_What you will do_
Work through the records below and tally every line containing "that". Reply with the total alone.

_Input_
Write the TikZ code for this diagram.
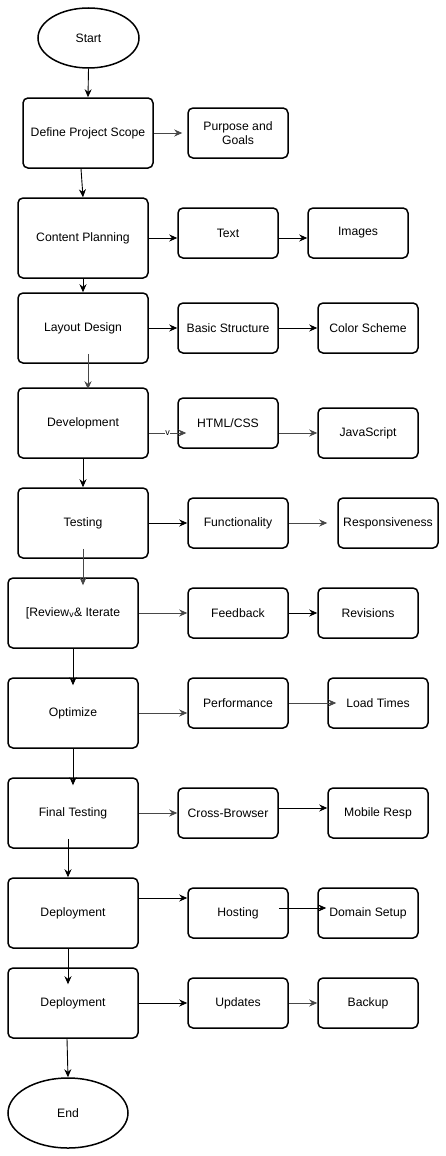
\documentclass[tikz,border=0pt]{standalone}
\usepackage{fontspec}
\setmainfont{Liberation Sans}
\usetikzlibrary{shapes.geometric, arrows.meta}

\begin{document}
\begin{tikzpicture}[x=1pt, y=-1pt,
          every node/.style = {draw, line width=1.5pt, align=center, font=\fontsize{12.2}{14}\selectfont},
          bigbox/.style={rectangle, rounded corners=5pt, minimum width=130pt, minimum height=70pt, inner sep=0pt},
          smallbox/.style={rectangle, rounded corners=5pt, minimum width=100pt, minimum height=50pt, inner sep=0pt},
          oval/.style={ellipse, inner sep=0pt},
          flow/.style={-{Stealth[length=8pt, width=7pt]}, line width=0.9pt},
          grayflow/.style={flow, draw=black!72}]
          \useasboundingbox (0, 0) rectangle (446, 1156);
          % Hovedforloeb: \node(navn) at (x, y) {tekst}
          \node[oval, minimum width=101pt, minimum height=60pt] (start) at (88.5, 38) {Start};
          \node[bigbox] (scope) at (88, 133) {Define Project Scope};
          \node[bigbox, minimum height=80pt] (content) at (83, 238) {Content Planning};
          \node[bigbox] (layout) at (83, 328) {Layout Design};
          \node[bigbox] (dev) at (83, 423) {Development};
          \node[bigbox] (test) at (83, 523) {Testing};
          \node[bigbox] (review) at (73, 613) {[Review\textsubscript{v}\& Iterate};
          \node[bigbox] (opt) at (73, 713) {Optimize};
          \node[bigbox] (final) at (73, 813) {Final Testing};
          \node[bigbox] (deploy) at (73, 913) {Deployment};
          \node[bigbox] (deploy2) at (73, 1003) {Deployment};
          \node[oval, minimum width=120pt, minimum height=70pt] (end) at (68, 1113) {End};
          % Sidetrin til hoejre
          \node[smallbox] (goals) at (238, 133) {Purpose and\\Goals};
          \node[smallbox] (text) at (228, 233) {Text};
          \node[smallbox] (images) at (358, 233) {Images};
          \node[smallbox] (structure) at (228, 328) {Basic Structure};
          \node[smallbox] (colors) at (368, 328) {Color Scheme};
          \node[smallbox] (html) at (228, 423) {HTML/CSS};
          \node[smallbox] (js) at (368, 433) {JavaScript};
          \node[smallbox] (func) at (238, 523) {Functionality};
          \node[smallbox] (resp) at (388, 523) {Responsiveness};
          \node[smallbox] (feedback) at (238, 613) {Feedback};
          \node[smallbox] (revisions) at (368, 613) {Revisions};
          \node[smallbox] (perf) at (238, 703) {Performance};
          \node[smallbox] (load) at (378, 703) {Load Times};
          \node[smallbox] (cross) at (228, 813) {Cross-Browser};
          \node[smallbox] (mobile) at (378, 813) {Mobile Resp};
          \node[smallbox] (hosting) at (238, 913) {Hosting};
          \node[smallbox] (domain) at (368, 913) {Domain Setup};
          \node[smallbox] (updates) at (238, 1003) {Updates};
          \node[smallbox] (backup) at (368, 1003) {Backup};
          % Pile nedad
          \draw[flow] (start.south) -- (scope.north);
          \draw[flow] ([xshift=-7pt]scope.south) -- (content.north);
          \draw[flow] (content.south) -- (layout.north);
          \draw[grayflow] ([xshift=5pt, yshift=10pt]layout.south) -- ([xshift=5pt, yshift=-2pt]dev.north);
          \draw[flow] (dev.south) -- (test.north);
          \draw[grayflow] ([yshift=10pt]test.south) -- ([xshift=10pt, yshift=-8pt]review.north);
          \draw[flow] (review.south) -- ([yshift=-8pt]opt.north);
          \draw[flow] (opt.south) -- ([yshift=-8pt]final.north);
          \draw[flow] ([xshift=-5pt, yshift=10pt]final.south) -- ([xshift=-5pt]deploy.north);
          \draw[flow] ([xshift=-5pt]deploy.south) -- ([xshift=-5pt, yshift=-17pt]deploy2.north);
          \draw[flow] ([xshift=-6pt]deploy2.south) -- (end.north);
          % Pile til hoejre
          \draw[grayflow] (scope.east) -- ([xshift=-5pt]goals.west);
          \draw[flow] (content.east) -- (content.east -| text.west);
          \draw[flow] ([yshift=-5pt]text.east) -- ([yshift=-5pt]images.west);
          \draw[flow] (layout.east) -- (structure.west);
          \draw[flow] (structure.east) -- (colors.west);
          \draw[grayflow] ([yshift=-10pt]dev.east) -- ([xshift=9pt, yshift=-10pt]html.west)
            node[pos=0.5, draw=none, fill=white, inner sep=0.5pt, font=\fontsize{9}{10}\selectfont] (vmark) {v};
          \draw[grayflow] ([yshift=-10pt]html.east) -- (js.west);
          \draw[flow] (test.east) -- (func.west);
          \draw[grayflow] (func.east) -- ([xshift=-10pt]resp.west);
          \draw[grayflow] (review.east) -- (feedback.west);
          \draw[flow] (feedback.east) -- (revisions.west);
          \draw[grayflow] (opt.east) -- (opt.east -| perf.west);
          \draw[grayflow] (perf.east) -- ([xshift=9pt]load.west);
          \draw[grayflow] (final.east) -- (cross.west);
          \draw[flow] ([yshift=5pt]cross.east) -- ([yshift=5pt]mobile.west);
          \draw[flow] ([yshift=15pt]deploy.east) -- ([yshift=15pt]hosting.west);
          \draw[flow] ([xshift=-10pt, yshift=5pt]hosting.east) -- ([xshift=9pt, yshift=5pt]domain.west);
          \draw[flow] (deploy2.east) -- (updates.west);
          \draw[grayflow] (updates.east) -- (backup.west);
        \end{tikzpicture}
\end{document}
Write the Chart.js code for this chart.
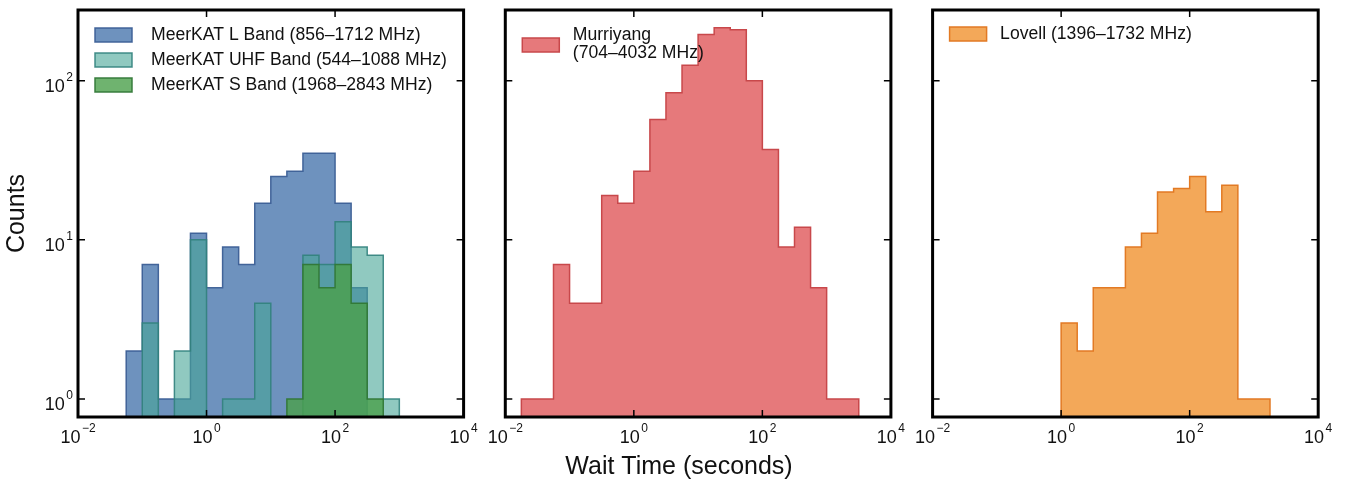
<!DOCTYPE html>
<html>
<head>
<meta charset="utf-8">
<script src="https://cdn.jsdelivr.net/npm/chart.js@4.4.1/dist/chart.umd.min.js"></script>
<style>
  html, body { margin: 0; padding: 0; background: #fff; }
  #wrap { position: relative; width: 1347px; height: 484px; }
  #wrap canvas { position: absolute; left: 0; top: 0; }
</style>
</head>
<body>
<div id="wrap">
  <canvas id="p1" width="1347" height="484"></canvas>
  <canvas id="p2" width="1347" height="484"></canvas>
  <canvas id="p3" width="1347" height="484"></canvas>
</div>
<script>
// bin edges in decades (log10 of wait time in s), shared by all panels
const binEdgesLog = [-1.75, -1.5, -1.25, -1, -0.75, -0.5, -0.25, 0, 0.25, 0.5, 0.75,
  1, 1.25, 1.5, 1.75, 2, 2.25, 2.5, 2.75, 3, 3.25, 3.5];

// counts per bin
const lBandCounts = [0, 0, 2, 7, 1, 1, 11, 5, 9, 7, 17, 25, 27, 35, 35, 17, 5, 0, 0, 0, 0];
const uhfBandCounts = [0, 0, 0, 3, 0, 2, 10, 0, 1, 1, 4, 0, 0, 8, 7, 13, 9, 8, 1, 0, 0];
const sBandCounts = [0, 0, 0, 0, 0, 0, 0, 0, 0, 0, 0, 0, 1, 7, 5, 7, 4, 1, 0, 0, 0];
const murriyangCounts = [1, 1, 7, 4, 4, 19, 17, 27, 57, 84, 125, 195, 215, 209, 100, 37, 9, 12, 5, 1, 1];
const lovellCounts = [0, 0, 0, 0, 0, 0, 0, 3, 2, 5, 5, 9, 11, 20, 21, 25, 15, 22, 1, 1, 0];

// axis ticks (exponents of 10)
const xTickExps = [-2, 0, 2, 4];
const yTickExps = [0, 1, 2];

const FONT = '"Liberation Sans", Arial, Helvetica, sans-serif';
const FLOOR = 0.1; // below the y axis, used for empty bins
const Y_MIN = 0.7706, Y_MAX = 278;

function stepPoints(counts) {
  const pts = [{ x: 10 ** binEdgesLog[0], y: FLOOR }];
  counts.forEach((c, i) => pts.push({ x: 10 ** binEdgesLog[i], y: c > 0 ? c : FLOOR }));
  pts.push({ x: 10 ** binEdgesLog[counts.length], y: FLOOR });
  return pts;
}

function powLabel(ctx, exp, x, y, align) {
  const base = '10';
  const sup = exp < 0 ? '\u2212' + (-exp) : String(exp);
  ctx.font = '18px ' + FONT;
  const wb = ctx.measureText(base).width;
  ctx.font = '12px ' + FONT;
  const ws = ctx.measureText(sup).width;
  const total = wb + 1.5 + ws;
  const x0 = align === 'center' ? x - total / 2 : x - total;
  ctx.textAlign = 'left';
  ctx.textBaseline = 'alphabetic';
  ctx.font = '18px ' + FONT;
  ctx.fillText(base, x0, y);
  ctx.font = '12px ' + FONT;
  ctx.fillText(sup, x0 + wb + 1.5, y - 11.5);
}

const framePlugin = {
  id: 'frame',
  afterDraw(chart) {
    const { ctx, chartArea: a, scales } = chart;
    const cfg = chart.options.plugins.frame;
    ctx.save();
    ctx.strokeStyle = '#000';
    ctx.fillStyle = '#111';
    // inward ticks on all four sides
    ctx.lineWidth = 1.5;
    ctx.beginPath();
    xTickExps.forEach(e => {
      const px = scales.x.getPixelForValue(10 ** e);
      ctx.moveTo(px, a.bottom); ctx.lineTo(px, a.bottom - 7);
      ctx.moveTo(px, a.top); ctx.lineTo(px, a.top + 7);
    });
    yTickExps.forEach(e => {
      const py = scales.y.getPixelForValue(10 ** e);
      ctx.moveTo(a.left, py); ctx.lineTo(a.left + 7, py);
      ctx.moveTo(a.right, py); ctx.lineTo(a.right - 7, py);
    });
    ctx.stroke();
    // frame
    ctx.lineWidth = 3;
    ctx.strokeRect(a.left, a.top, a.right - a.left, a.bottom - a.top);
    // tick labels
    xTickExps.forEach(e => powLabel(ctx, e, scales.x.getPixelForValue(10 ** e), a.bottom + 26, 'center'));
    if (cfg.yLabels) {
      yTickExps.forEach(e => powLabel(ctx, e, a.left - 5, scales.y.getPixelForValue(10 ** e) + 11.5, 'right'));
    }
    // legend
    cfg.legend.forEach((item, i) => {
      const px = a.left + 17, py = a.top + item.patchY;
      ctx.fillStyle = item.fill;
      ctx.fillRect(px, py, 37, 14);
      ctx.strokeStyle = item.edge;
      ctx.lineWidth = 1.5;
      ctx.strokeRect(px, py, 37, 14);
      ctx.fillStyle = '#111';
      ctx.font = '17.6px ' + FONT;
      ctx.textAlign = 'left';
      ctx.textBaseline = 'middle';
      item.lines.forEach((t, j) => ctx.fillText(t, a.left + cfg.textDx, a.top + item.textY + j * 18.5));
    });
    // axis titles
    ctx.font = '25px ' + FONT;
    ctx.textAlign = 'center';
    ctx.textBaseline = 'middle';
    if (cfg.yTitle) {
      ctx.save();
      ctx.translate(17, (a.top + a.bottom) / 2);
      ctx.rotate(-Math.PI / 2);
      ctx.fillText(cfg.yTitle, 0, 0);
      ctx.restore();
    }
    if (cfg.xTitle) ctx.fillText(cfg.xTitle, 679, 467);
    ctx.restore();
  }
};

function histSet(counts, fill, edge, order) {
  return {
    data: stepPoints(counts),
    backgroundColor: fill,
    borderColor: edge,
    borderWidth: 1.5,
    fill: 'start',
    stepped: 'before',
    pointRadius: 0,
    tension: 0,
    order: order
  };
}

function makePanel(id, left, datasets, frame) {
  new Chart(document.getElementById(id), {
    type: 'line',
    data: { datasets: datasets },
    options: {
      responsive: false,
      animation: false,
      devicePixelRatio: 1,
      events: [],
      layout: { padding: { left: left, right: 1347 - left - 385.6, top: 10, bottom: 67 } },
      plugins: { legend: { display: false }, tooltip: { enabled: false }, frame: frame },
      scales: {
        x: { type: 'logarithmic', min: 0.01, max: 10000, display: false },
        y: { type: 'logarithmic', min: Y_MIN, max: Y_MAX, display: false }
      }
    },
    plugins: [framePlugin]
  });
}

const colL = ['rgba(61,110,168,0.75)', 'rgba(60,95,150,0.95)'];
const colU = ['rgba(70,165,150,0.6)', 'rgba(50,130,125,0.9)'];
const colS = ['rgba(75,160,75,0.8)', 'rgba(50,120,55,0.95)'];
const colM = ['rgba(228,110,112,0.92)', 'rgba(200,72,75,1)'];
const colV = ['rgba(242,163,80,0.95)', 'rgba(226,122,36,1)'];

makePanel('p1', 78, [
  histSet(lBandCounts, colL[0], colL[1], 3),
  histSet(uhfBandCounts, colU[0], colU[1], 2),
  histSet(sBandCounts, colS[0], colS[1], 1)
], {
  yLabels: true, yTitle: 'Counts', textDx: 73,
  legend: [
    { fill: colL[0], edge: colL[1], patchY: 18, textY: 25, lines: ['MeerKAT L Band (856\u20131712 MHz)'] },
    { fill: colU[0], edge: colU[1], patchY: 43, textY: 50, lines: ['MeerKAT UHF Band (544\u20131088 MHz)'] },
    { fill: colS[0], edge: colS[1], patchY: 68, textY: 75, lines: ['MeerKAT S Band (1968\u20132843 MHz)'] }
  ]
});

makePanel('p2', 505.3, [histSet(murriyangCounts, colM[0], colM[1], 1)], {
  yLabels: false, xTitle: 'Wait Time (seconds)', textDx: 67.5,
  legend: [
    { fill: colM[0], edge: colM[1], patchY: 28, textY: 25, lines: ['Murriyang', '(704\u20134032 MHz)'] }
  ]
});

makePanel('p3', 932.6, [histSet(lovellCounts, colV[0], colV[1], 1)], {
  yLabels: false, textDx: 67.5,
  legend: [
    { fill: colV[0], edge: colV[1], patchY: 17, textY: 24, lines: ['Lovell (1396\u20131732 MHz)'] }
  ]
});
</script>
</body>
</html>
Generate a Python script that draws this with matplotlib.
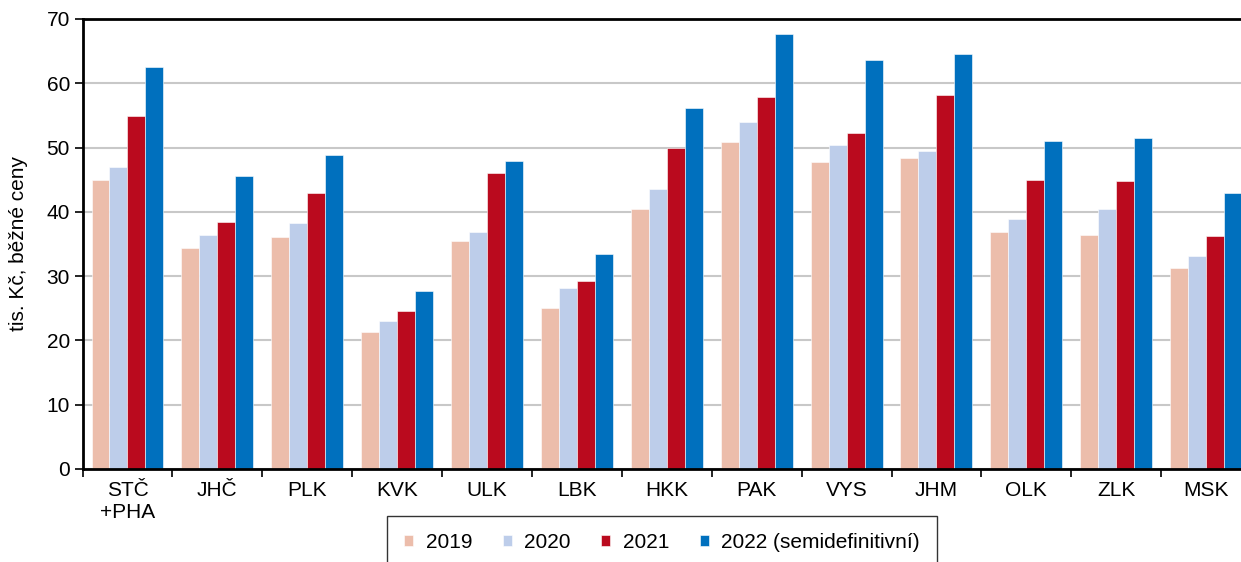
import numpy as np
from matplotlib import pyplot as plt

regions = ['STČ\n+PHA', 'JHČ', 'PLK', 'KVK', 'ULK', 'LBK', 'HKK',
           'PAK', 'VYS', 'JHM', 'OLK', 'ZLK', 'MSK']
years = ['2019', '2020', '2021', '2022 (semidefinitivní)']

v2019 = [45.0, 34.4, 36.1, 21.3, 35.4, 25.1, 40.4, 50.8, 47.7, 48.4, 36.9, 36.4, 31.2]
v2020 = [47.0, 36.4, 38.3, 23.0, 36.9, 28.1, 43.5, 53.9, 50.4, 49.5, 38.9, 40.4, 33.1]
v2021 = [54.9, 38.4, 42.9, 24.6, 46.1, 29.3, 50.0, 57.8, 52.2, 58.1, 44.9, 44.8, 36.2]
v2022 = [62.5, 45.6, 48.9, 27.7, 47.9, 33.4, 56.2, 67.7, 63.6, 64.6, 51.0, 51.5, 43.0]

colors = ['#ecbdab', '#bdcdea', '#ba0a1e', '#0070be']

plt.rcParams['font.family'] = ['Liberation Sans', 'DejaVu Sans']
plt.rcParams['font.size'] = 15

fig = plt.figure(figsize=(12.41, 5.62), dpi=100)
ax = fig.add_axes([0.0665, 0.1655, 0.9416, 0.8007])

x = np.arange(len(regions))
w = 0.2
for i, (vals, c, lab) in enumerate(zip([v2019, v2020, v2021, v2022], colors, years)):
    ax.bar(x + (i - 1.5) * w, vals, width=w, color=c, label=lab,
           edgecolor='white', linewidth=0.4, zorder=2)

ax.set_xlim(-0.5, len(regions) - 0.5)
ax.set_ylim(0, 70)
ax.set_yticks(range(0, 71, 10))
ax.yaxis.grid(True, color='#c8c8c8', linewidth=1.5, zorder=0)

# ticks on group borders, labels in the middle
ax.set_xticks(np.arange(-0.5, len(regions), 1))
ax.set_xticklabels([])
ax.set_xticks(x, minor=True)
ax.set_xticklabels(regions, minor=True)
ax.tick_params(axis='x', which='major', length=6, width=1.2, direction='out')
ax.tick_params(axis='x', which='minor', length=0, pad=9)
ax.tick_params(axis='y', length=6, width=1.2, pad=3)

for s in ['left', 'bottom', 'top']:
    ax.spines[s].set_linewidth(2)
    ax.spines[s].set_zorder(5)
ax.spines['right'].set_visible(False)

fig.text(19 / 1241, 1 - 244 / 562, 'tis. Kč, běžné ceny', rotation=90,
         ha='center', va='center', fontsize=15)

leg = ax.legend(loc='upper center', bbox_to_anchor=(662 / 1241, 1 - 516 / 562),
                bbox_transform=fig.transFigure, ncol=4, frameon=True, fancybox=False,
                edgecolor='black', handlelength=0.45, handleheight=0.45,
                columnspacing=1.45, handletextpad=0.6, borderpad=0.8,
                borderaxespad=0)
leg.get_frame().set_linewidth(1.0)

fig.savefig('out.png', dpi=100)
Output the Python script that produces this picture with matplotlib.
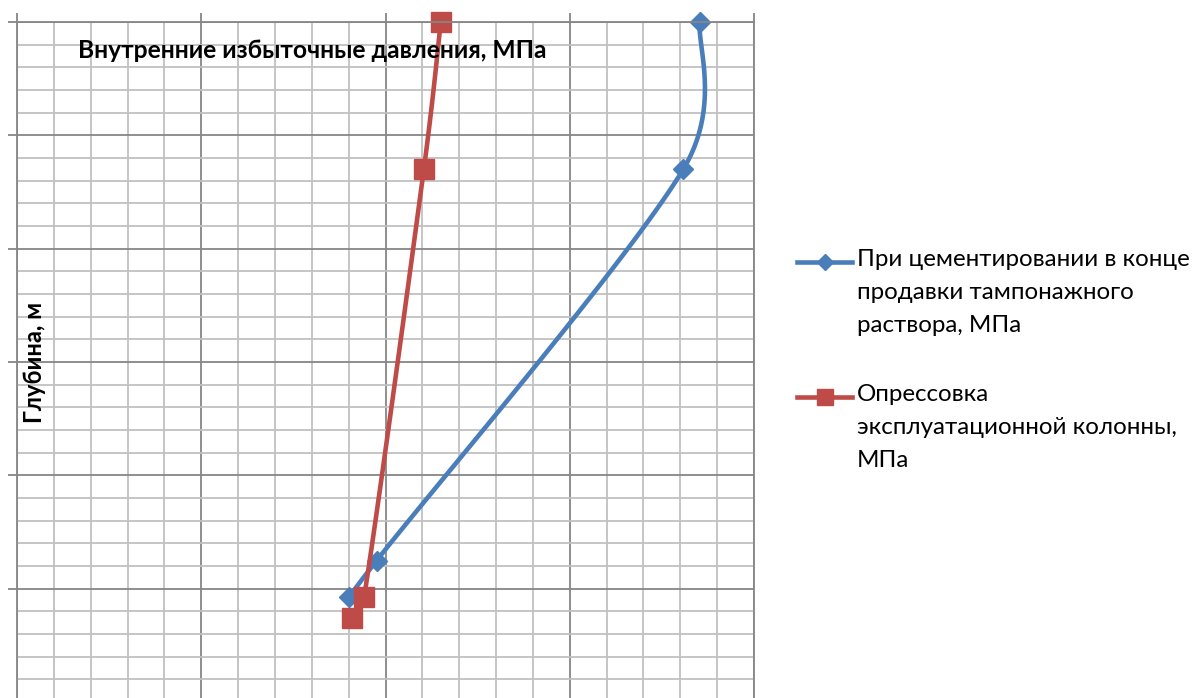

_Task answer_
2